:: Data excerpt ::
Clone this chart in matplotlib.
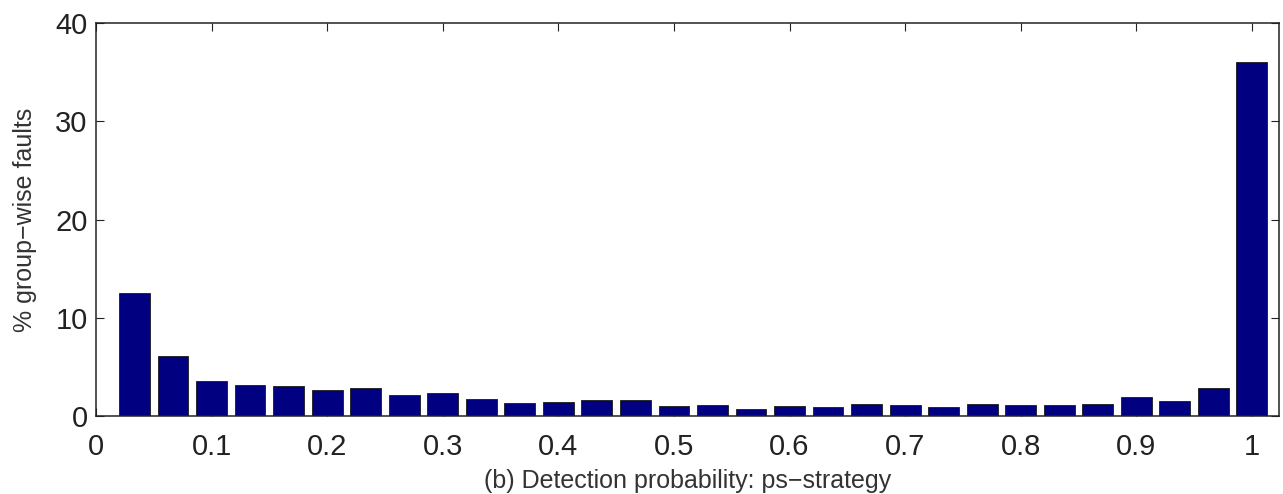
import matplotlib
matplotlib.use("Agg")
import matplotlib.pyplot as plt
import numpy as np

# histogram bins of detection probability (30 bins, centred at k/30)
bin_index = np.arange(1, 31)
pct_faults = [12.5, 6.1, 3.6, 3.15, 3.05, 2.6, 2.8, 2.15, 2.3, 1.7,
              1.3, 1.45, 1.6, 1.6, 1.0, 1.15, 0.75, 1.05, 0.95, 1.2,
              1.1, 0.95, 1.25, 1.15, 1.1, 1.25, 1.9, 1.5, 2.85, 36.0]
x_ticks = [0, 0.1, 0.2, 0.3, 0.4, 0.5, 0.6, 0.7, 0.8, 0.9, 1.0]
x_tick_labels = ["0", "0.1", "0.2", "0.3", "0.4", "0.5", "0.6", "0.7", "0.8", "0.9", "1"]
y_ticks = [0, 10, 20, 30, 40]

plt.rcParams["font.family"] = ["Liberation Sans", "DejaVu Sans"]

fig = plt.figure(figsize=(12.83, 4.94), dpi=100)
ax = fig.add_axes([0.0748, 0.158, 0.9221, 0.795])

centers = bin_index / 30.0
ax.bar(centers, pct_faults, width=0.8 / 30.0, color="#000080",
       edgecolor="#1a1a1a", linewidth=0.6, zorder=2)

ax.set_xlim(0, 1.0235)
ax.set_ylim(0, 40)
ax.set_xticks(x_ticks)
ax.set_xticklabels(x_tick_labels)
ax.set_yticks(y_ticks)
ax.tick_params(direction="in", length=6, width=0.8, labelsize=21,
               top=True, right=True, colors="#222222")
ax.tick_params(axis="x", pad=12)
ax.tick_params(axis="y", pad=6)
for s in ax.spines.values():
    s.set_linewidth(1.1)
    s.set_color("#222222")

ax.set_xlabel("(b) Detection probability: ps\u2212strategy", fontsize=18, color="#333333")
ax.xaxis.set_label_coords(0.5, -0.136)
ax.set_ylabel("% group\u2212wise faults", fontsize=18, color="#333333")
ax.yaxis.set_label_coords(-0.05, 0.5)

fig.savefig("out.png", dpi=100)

:: Direction ::
Give back exactly the lines from the first line of the data through the line with "import numpy as np", pictures excluded.

:: Correct answer ::
Clone this chart in matplotlib.
import matplotlib
matplotlib.use("Agg")
import matplotlib.pyplot as plt
import numpy as np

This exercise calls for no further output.